Wednesday 12 October 2016

Comics to Screen: The Flash 3-1 - Flashpoint

It's comicbook telly season again, and this time round, I'm going to try something a little different. Rather than review as much as I can find time for, I'm going to cherry-pick the odd episode here and there, review it and then take a look at the comic or character that inspired it.

So, we'll kick off with "Flashpoint," the first episode of The Flash season three. Which was, on the whole, entertaining, and appropriately fast-paced, but on the whole, dissatisfying. A lot of people weren't keen on Barry's choice to finally change his own past and save his mother from the Reverse-Flash. To be fair, I wasn't either, but mainly because he had finally gotten past this in one of the ebst episodes of the series so far, only for yet another tragedy to push him back over the edge. On the other hand, it's very hard to argue that it was actually the wrong decision, and this is where "Flashpoint" failed to convince me.

Throughout, Barry is told that his changing of history is wrong, and will have consequences. But he's told this by Thawne, the Reverse-Flash himself, who explicitly changed history by killing Barry's mum in the first place. You can't play the "You can't change history, not one line!" tack when it's already been changed. Barry's actions put events back on their original course, or near enough. There's all this hand-wringing over how terrible this new timeline is... except it's not. It's better, for the most part. Yes, Joe's got a drinking problem, and Wally gets himself stabbed due to his, entirely in character, extreme cockiness. But both Barry's parents are alive and happy, and his dad hasn't spent half his life in prison. Cisco is rich, and Caitlyn is successful (who's honestly saying that being a paediatric ophthalmologist isn't a great thing to be doing?) Iris is her normal, fairly uninteresting self. She says she's felt that things are "off," but it's hard to understand why that is. It maks Barry's eventual decision to send Thawne back and allow him to murder his mother again utterly baffling.

There is a lot of fun to be had here. It's great to see Wally finally get to be Kid Flash, even if it does turn out to be just for this one episode. Carlos Valdes is great as super-rich Cisco - I love how Cisco turns out to be a prick in every alternative reality. There should be a version of him in Supergirl's world who's an utter douche. Iris and Barry's relationship is more believable than before without the slightly creepy pseudo-sibling thing going on. On the other hand, I'm still massively underwhelmed by the Matt Letscher version of Thawne. Tom Cavanagh's cooler, creepier portrayal as Wells/Thawne remains superior.

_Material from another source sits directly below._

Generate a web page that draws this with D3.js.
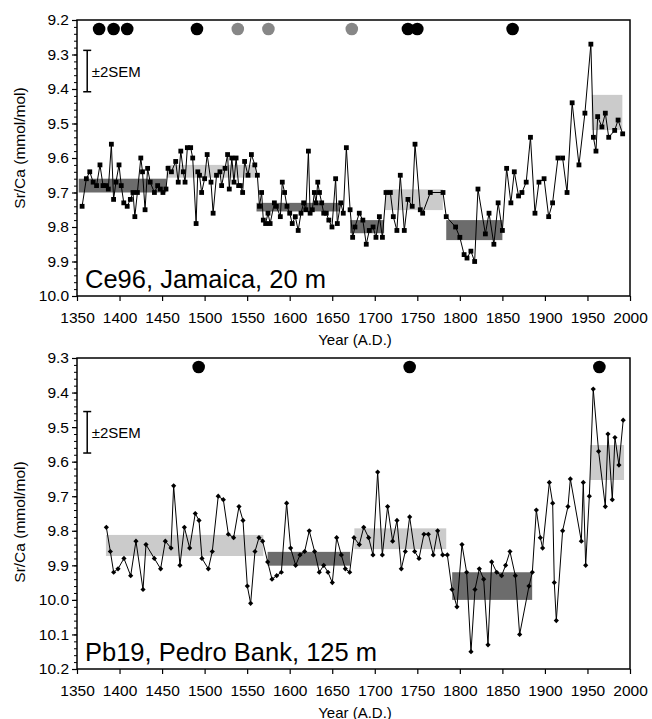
<!DOCTYPE html>
<html>
<head>
<meta charset="utf-8">
<script src="https://cdn.jsdelivr.net/npm/d3@7/dist/d3.min.js"></script>
<style>
  body { margin: 0; background: #fff; }
  svg text { font-family: "Liberation Sans", Arial, sans-serif; fill: #000; }
</style>
</head>
<body>
<script>
// ---- data: Ce96, Jamaica (20 m) ----
var ce96Years = [1356,1361,1365,1369,1373,1377,1380.6,1383.7,1386.8,1390.4,1393,1395.8,1399.4,1402,1405,1409,1412.7,1415.8,1418,1421,
  1425,1427,1430,1433,1436,1441,1444.8,1448,1451,1454.6,1457,1461,1466,1469,1472,1475,1477,1479.7,1483.6,1486,
  1490,1492,1494,1496.5,1500,1503,1507.5,1510,1514,1518,1520,1524,1527,1529,1532,1534.5,1537,1540,1542,1544.7,
  1547,1551,1555,1559,1562,1564.5,1567,1569,1571.7,1574.5,1577,1582,1584.3,1589,1591.3,1594,1596.8,1600,1603,1606.6,
  1610,1613.3,1616.4,1619,1622,1624,1626.6,1629,1631,1633,1635,1637.6,1640,1643,1646,1649.7,1654,1656,1660,1663,
  1666.6,1671,1674,1676.7,1681.8,1686,1690,1693.6,1698,1701.4,1705.4,1709,1713.2,1718.3,1721.8,1726,1730,1734.7,1739,1744,
  1747.3,1753.5,1756.3,1765.3,1780.2,1784,1795,1800,1805,1808.4,1813,1817.4,1821.3,1830,1834.3,1840,1845,1850,1855,1860,
  1864,1869,1873,1878,1883,1888.3,1893,1899,1904.4,1909,1915.3,1920.8,1926,1932,1940,1947,1954,1957,1960,1962,
  1967,1971,1975,1982,1986,1991.4];
var ce96SrCa = [9.74,9.66,9.64,9.67,9.68,9.62,9.68,9.68,9.69,9.56,9.72,9.67,9.62,9.68,9.73,9.74,9.72,9.70,9.77,9.70,
  9.60,9.64,9.75,9.63,9.67,9.70,9.68,9.69,9.70,9.69,9.63,9.64,9.61,9.67,9.58,9.64,9.67,9.57,9.57,9.60,
  9.79,9.64,9.65,9.70,9.66,9.59,9.67,9.76,9.65,9.64,9.68,9.63,9.59,9.69,9.60,9.67,9.60,9.68,9.68,9.70,
  9.61,9.65,9.59,9.62,9.65,9.74,9.70,9.78,9.79,9.76,9.79,9.73,9.74,9.77,9.67,9.70,9.74,9.76,9.79,9.77,
  9.81,9.76,9.73,9.75,9.58,9.76,9.75,9.70,9.73,9.67,9.70,9.73,9.76,9.76,9.78,9.80,9.66,9.79,9.73,9.76,
  9.57,9.75,9.83,9.80,9.76,9.78,9.85,9.81,9.80,9.83,9.77,9.83,9.70,9.70,9.77,9.81,9.65,9.81,9.72,9.74,
  9.56,9.75,9.76,9.70,9.70,9.77,9.80,9.83,9.88,9.89,9.87,9.90,9.69,9.82,9.76,9.85,9.73,9.81,9.63,9.73,
  9.64,9.71,9.70,9.67,9.54,9.76,9.67,9.66,9.77,9.73,9.60,9.60,9.70,9.44,9.62,9.47,9.27,9.54,9.58,9.48,
  9.51,9.47,9.54,9.52,9.49,9.53];
var ce96Bands = [
  {from: 1352, to: 1455, lo: 9.66, hi: 9.70, kind: "cool"},
  {from: 1455, to: 1561, lo: 9.62, hi: 9.657, kind: "warm"},
  {from: 1561, to: 1659, lo: 9.73, hi: 9.755, kind: "cool"},
  {from: 1671, to: 1711, lo: 9.78, hi: 9.818, kind: "cool"},
  {from: 1712, to: 1780, lo: 9.691, hi: 9.751, kind: "warm"},
  {from: 1784, to: 1850, lo: 9.78, hi: 9.838, kind: "cool"},
  {from: 1955, to: 1991, lo: 9.417, hi: 9.519, kind: "warm"}
];
var ce96Dates = [1376, 1393, 1409, 1491, 1539, 1575, 1673, 1739, 1750, 1862];
var ce96DateKind = ["u", "u", "u", "u", "c", "c", "c", "u", "u", "u"];

// ---- data: Pb19, Pedro Bank (125 m) ----
var pb19Years = [1384.5,1389.2,1393.1,1398.2,1405.2,1413.1,1419.3,1427.6,1431.1,1440.9,1448.3,1453.8,1460.5,1463.6,1471,1476.2,1482.4,1489,1493.4,1496.9,
  1504.4,1509,1516,1522,1527.9,1534.1,1540.4,1545.1,1550.2,1554.1,1559.2,1563.9,1568.2,1574.1,1579.2,1584.7,1590.2,1596.4,1601.1,1607,
  1612.1,1617.6,1623,1629.3,1634.8,1640,1645,1650.1,1655.2,1660.7,1665.4,1670.5,1675.6,1681.8,1687,1692.8,1697.9,1703.4,1708.9,1715.1,
  1721,1726.1,1731.2,1735.9,1741,1746.9,1752,1757.8,1763,1768.8,1773.9,1779.8,1785.3,1790.8,1796.6,1802.5,1808,1813.1,1817.8,1822.9,
  1828,1833.1,1837.4,1843.3,1849.1,1853.8,1858.9,1865.2,1870.3,1881.3,1885.2,1889.9,1894.6,1897.3,1905.2,1909.1,1911,1913.4,1920.8,1927.1,
  1929.9,1942.8,1945.1,1947.9,1952.2,1956.8,1963.1,1971,1974.1,1979.2,1982.3,1987,1992];
var pb19SrCa = [9.79,9.86,9.92,9.91,9.88,9.93,9.83,9.97,9.84,9.88,9.91,9.83,9.85,9.67,9.90,9.79,9.85,9.75,9.77,9.88,
  9.91,9.86,9.70,9.71,9.81,9.82,9.73,9.77,9.96,10.01,9.86,9.82,9.83,9.89,9.94,9.93,9.92,9.72,9.85,9.90,
  9.87,9.86,9.80,9.86,9.92,9.90,9.92,9.95,9.82,9.87,9.91,9.92,9.82,9.84,9.79,9.82,9.87,9.63,9.87,9.73,
  9.83,9.77,9.91,9.86,9.76,9.86,9.88,9.81,9.81,9.87,9.80,9.87,9.87,9.97,10.02,9.84,9.92,10.15,9.97,9.91,
  9.94,10.13,9.89,9.92,9.93,9.90,9.86,9.93,10.10,9.96,9.92,9.74,9.82,9.85,9.66,9.72,9.95,10.06,9.80,9.73,
  9.65,9.83,9.66,9.90,9.70,9.39,9.57,9.73,9.52,9.71,9.53,9.61,9.48];
var pb19Bands = [
  {from: 1384, to: 1569, lo: 9.812, hi: 9.873, kind: "warm"},
  {from: 1574, to: 1671, lo: 9.861, hi: 9.901, kind: "cool"},
  {from: 1676, to: 1784, lo: 9.793, hi: 9.853, kind: "warm"},
  {from: 1791, to: 1885, lo: 9.92, hi: 10.0, kind: "cool"},
  {from: 1953, to: 1993, lo: 9.552, hi: 9.653, kind: "warm"}
];
var pb19Dates = [1493, 1741, 1964];
var pb19DateKind = ["u", "u", "u"];

// axis ticks
var yearTicks = [1350,1400,1450,1500,1550,1600,1650,1700,1750,1800,1850,1900,1950,2000];
var ce96Ticks = [9.2,9.3,9.4,9.5,9.6,9.7,9.8,9.9,10.0];
var pb19Ticks = [9.3,9.4,9.5,9.6,9.7,9.8,9.9,10.0,10.1,10.2];

// ±2SEM bar: year, centre value, half width
var semYear = 1362;
var semCentre = [9.348, 9.515];
var semHalf = 0.06;

var W = 652, H = 719;
var left = 77, right = 630;

var svg = d3.select("body").append("svg")
            .attr("width", W)
            .attr("height", H);

var x = d3.scaleLinear().domain([1350, 2000]).range([left, right]);

var draw_panel = function(opt) {
  var y = d3.scaleLinear().domain(opt.yDomain).range([opt.top, opt.bottom]);
  var g = svg.append("g");

  // shaded intervals go under everything
  g.selectAll("rect.band").data(opt.bands).enter().append("rect")
    .attr("x", function(d) { return x(d.from); })
    .attr("width", function(d) { return x(d.to) - x(d.from); })
    .attr("y", function(d) { return y(d.lo); })
    .attr("height", function(d) { return y(d.hi) - y(d.lo); })
    .attr("fill", function(d) { return d.kind == "cool" ? "#6c6c6c" : "#cbcbcb"; });

  var pts = opt.years.map(function(yr, i) { return [yr, opt.values[i]]; });

  g.append("path").datum(pts)
    .attr("d", d3.line().x(function(d) { return x(d[0]); }).y(function(d) { return y(d[1]); }))
    .attr("fill", "none").attr("stroke", "#000").attr("stroke-width", 1);

  if (opt.marker == "square") {
    g.selectAll("rect.pt").data(pts).enter().append("rect")
      .attr("x", function(d) { return x(d[0]) - 2.4; })
      .attr("y", function(d) { return y(d[1]) - 2.4; })
      .attr("width", 4.8).attr("height", 4.8).attr("fill", "#000");
  } else {
    g.selectAll("path.pt").data(pts).enter().append("path")
      .attr("transform", function(d) { return "translate(" + x(d[0]) + "," + y(d[1]) + ")"; })
      .attr("d", "M0,-2.6L2.6,0L0,2.6L-2.6,0Z").attr("fill", "#000");
  }

  // U-series dates along the top
  g.selectAll("circle.date").data(opt.dates).enter().append("circle")
    .attr("cx", function(d) { return x(d); })
    .attr("cy", opt.top + 9)
    .attr("r", 6.3)
    .attr("fill", function(d, i) { return opt.dateKind[i] == "c" ? "#878787" : "#000"; });

  // frame
  g.append("rect")
    .attr("x", left).attr("y", opt.top)
    .attr("width", right - left).attr("height", opt.bottom - opt.top)
    .attr("fill", "none").attr("stroke", "#000").attr("stroke-width", 1.5);

  // y axis: minor then major ticks
  var minor = d3.range(opt.yDomain[0], opt.yDomain[1] + 0.001, 0.02);
  g.append("g").attr("transform", "translate(" + left + ",0)")
    .call(d3.axisLeft(y).tickValues(minor).tickSize(3).tickFormat(""))
    .call(function(a) { a.select(".domain").remove(); a.selectAll("line").attr("stroke-width", 1); });
  g.append("g").attr("transform", "translate(" + left + ",0)")
    .call(d3.axisLeft(y).tickValues(opt.yTicks).tickSize(5).tickPadding(3).tickFormat(d3.format(".1f")))
    .call(function(a) {
      a.select(".domain").remove();
      a.selectAll("line").attr("stroke-width", 1.2);
      a.selectAll("text").style("font-size", "15.5px");
    });

  // x axis
  g.append("g").attr("transform", "translate(0," + opt.bottom + ")")
    .call(d3.axisBottom(x).tickValues(yearTicks).tickSize(5).tickPadding(11).tickFormat(d3.format("d")))
    .call(function(a) {
      a.select(".domain").remove();
      a.selectAll("line").attr("stroke-width", 1.2);
      a.selectAll("text").style("font-size", "15.5px");
    });

  g.append("text")
    .attr("x", 355).attr("y", opt.bottom + 48.5)
    .attr("text-anchor", "middle").style("font-size", "15px")
    .text("Year (A.D.)");

  g.append("text")
    .attr("transform", "translate(25," + opt.labelMid + ") rotate(-90)")
    .attr("text-anchor", "middle").style("font-size", "15.5px")
    .text("Sr/Ca (mmol/mol)");

  // ±2SEM error bar
  var sx = x(semYear), s0 = y(opt.sem - semHalf), s1 = y(opt.sem + semHalf);
  g.append("line").attr("x1", sx).attr("x2", sx).attr("y1", s0).attr("y2", s1)
    .attr("stroke", "#000").attr("stroke-width", 1.5);
  [s0, s1].forEach(function(v) {
    g.append("line").attr("x1", sx - 4).attr("x2", sx + 4).attr("y1", v).attr("y2", v)
      .attr("stroke", "#000").attr("stroke-width", 1.5);
  });
  g.append("text")
    .attr("x", sx + 4.5).attr("y", y(opt.sem) + 5.5)
    .style("font-size", "15px")
    .text("\u00b12SEM");

  // site name
  g.append("text")
    .attr("x", 85).attr("y", opt.bottom - 8)
    .style("font-size", "25.5px")
    .text(opt.label);
};

draw_panel({
  years: ce96Years, values: ce96SrCa, bands: ce96Bands,
  dates: ce96Dates, dateKind: ce96DateKind,
  yDomain: [9.2, 10.0], yTicks: ce96Ticks,
  top: 20, bottom: 296, labelMid: 148,
  sem: semCentre[0], marker: "square",
  label: "Ce96, Jamaica, 20 m"
});

draw_panel({
  years: pb19Years, values: pb19SrCa, bands: pb19Bands,
  dates: pb19Dates, dateKind: pb19DateKind,
  yDomain: [9.3, 10.2], yTicks: pb19Ticks,
  top: 358, bottom: 669, labelMid: 522,
  sem: semCentre[1], marker: "diamond",
  label: "Pb19, Pedro Bank, 125 m"
});
</script>
</body>
</html>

It's interesting to see Barry essentially playing the villain here. While I'm not sold on the endangering time aspect, he seriously crosses a line by keeping Thawne prisoner. It's actually not that different from Star Labs' questionable metahuman containment, but even more disturbing. What the hell was he planning on actually doing with the guy? Plus, he's a bit stalky around Iris. It's all resolved too quickly though. This could have lasted for weeks, with more cracks appearing in the positive new timeline each episode. It could have actually sold the concept that things had been damaged by the interference. Of course, the CW can't do that because it'll have a knock-on impact on their other superhero shows, but that would have worked. The Legends of Tomorrow would have detected the timeline change and been brought back into the fold. Arrow could have been interesting for a few weeks. Instead, we got one episode of slightly underwhelming fun, and while there are seemingly still some consequences for Barry's life, it's hard to shake the feeling ti could have been more.


Back in 2011, DC decided to do one of their massive, convoluted events to try to clean up continuity once and for all. As always, this actually made it all much more complicated and contrived, but still, Flashpoint did have some pretty cool ideas. It ran as a limited series, but crossed over into most of DC's flagship titles. Like the TV episode, it sees Barry's world changed so that his mother is alive, but otherwise the changes are much more significant on the page. Barry never became the Flash, which makes more sense, since the initial event that changed him never happened. Captain Cold is Central City's greatest hero, which would have been amazing to see on screen. Thomas Wayne was never killed, and is Batman. Things are going wrong in complicated ways and need to be sorted out, over many issues. 

Flashpoint was basically a way to shake things up in the comics for a while, before rebooting the DC universe to make it, supposedly, simpler and more accessible, as The New 52. Since then, it's been un-rebooted, and made more complicated than ever, in the DC Rebirth event. Oh, and it's been revealed that it wasn't Barry who changed history. It was Dr. Manhattan, because, you know, screw logic.